6. Another great feature of Ventspils is the overflowing flowers! Bouquets, flowers - the easiest way to my heart. They're hanging from many light fixtures in the town and plotted in a lot of gardens in various locations. Even flower molds made from cows when you first enter Ventspils!
7. Ventspils has done everything right with respect to tourism, even on par with U.S. tourist infrastructure. Sitting right in the center of town is a big tourist information center, all kinds of information available in a variety of languages. I picked up a brochure and map in English, highlighting the location of each cow and other tourist points in the city. I will never understand Russia's aversion to tourism. You may not like foreigners, but you must certainly like the money they could bring to Russian cities. Provide jobs for local residents, so many positive returns for a country and its citizens if tourism infrastructure is built.
8. They've even created local cow currency branded as "venti." How does it work? Tourists or locals can earn ventis by participating in local events or mentioning the town on social networks. The imaginary currency is accepted in all local hotels, restaurants and other tourist spots. Presumably local government gives the business owners some type of financial kickback for acceptance of the cow cash. Cooperation between citizens, business owners and local government - a magical thing! Everyone earning money and happy. I read online that the tourism industry employees over 20% of local residents, and each year the Ventspils City Council presents awards to the best hotels, restaurants, etc. and their employees. Here it's common sense.

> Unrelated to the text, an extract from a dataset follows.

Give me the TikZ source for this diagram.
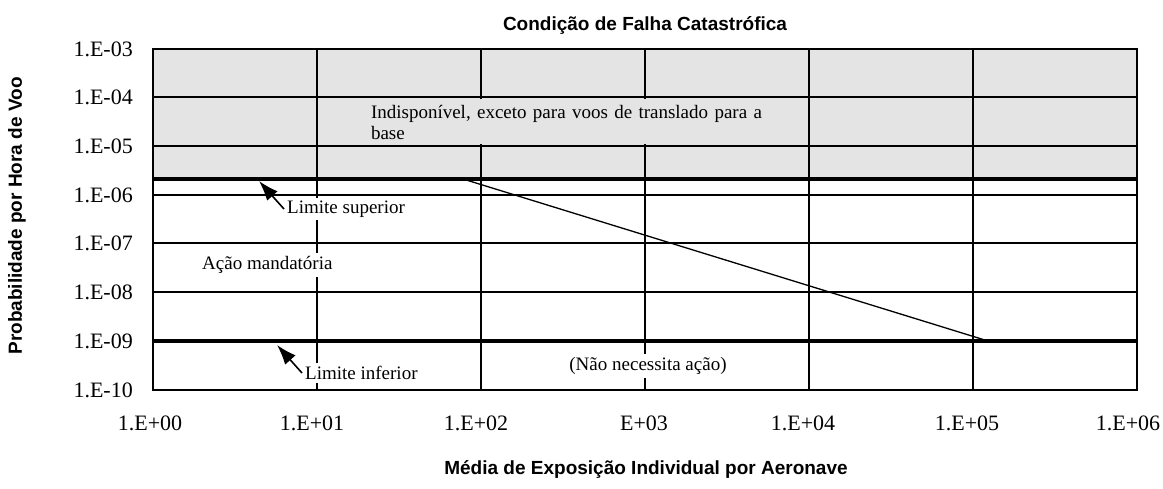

Residents have a vested interest in preserving and promoting the beauty of the town because there's personal gain, both financially and mentally. A feeling of community and contribution to its well being. Thus, there's little chance that this place will turn to shit in the future.
9. Outside the tourist center sits one of my favorite cows. I call her "Narcissistic Cow," in love with her own reflection. And you know such women? I do!
10. A big futbol stadium sits on the outskirts of the town and, yes, a cow there too! On the day we visited, a big match had just let out so a lot of people were walking around the stadium. I think it would be interesting to attend a sporting event next time I'm in Russia, to compare the crowd to an American football stadium. This, you know, my favorite sport but my home team the Washington Redskins are having a very bad season!
11. The overall feel of Ventspils is very European. Everything you'd expect from a quaint European town - cobblestone streets, colorful buildings, bells ringing from churches. It's all there.
13. It's all a bit romantic, charming and cozy!
14. A very long walkway on the waterway with a lovely barrier decorated in the form of wall art. I liked the aquatic goddess paintings the best, but there were many images - crabs, lobsters, sea shells all painted on the wall.
16. Ventspils has taken a lesson from the American tourism handbook. If you've traveled here, you know we like to put warning signs everywhere! In Ventspils, they do it also and even with English translation!
17. Maybe this town is some type of illusion, giving tourists a false impression of how life is in the area. It's my impression that the high development and economic boom in this area aren't typical of Latvia as a whole, but I'm no expert on the country. Local residents appear to live well. Few ugly, grey Soviet type buildings. In fact, most are very modern and aesthetically pleasing.
18. Cow - defender of the apartment complex! :)
This place is colorful, full of energy and creates a positive mood. Lots to do for both children and adults. In summer, music festivals, swimming on the sea and outdoor recreational activities. During autumn, all tourists have disappeared. The ice-cream and souvenir stands boarded up. If you're in the area, I recommend making a stop. You're sure to have fun and leave with a smile on your face!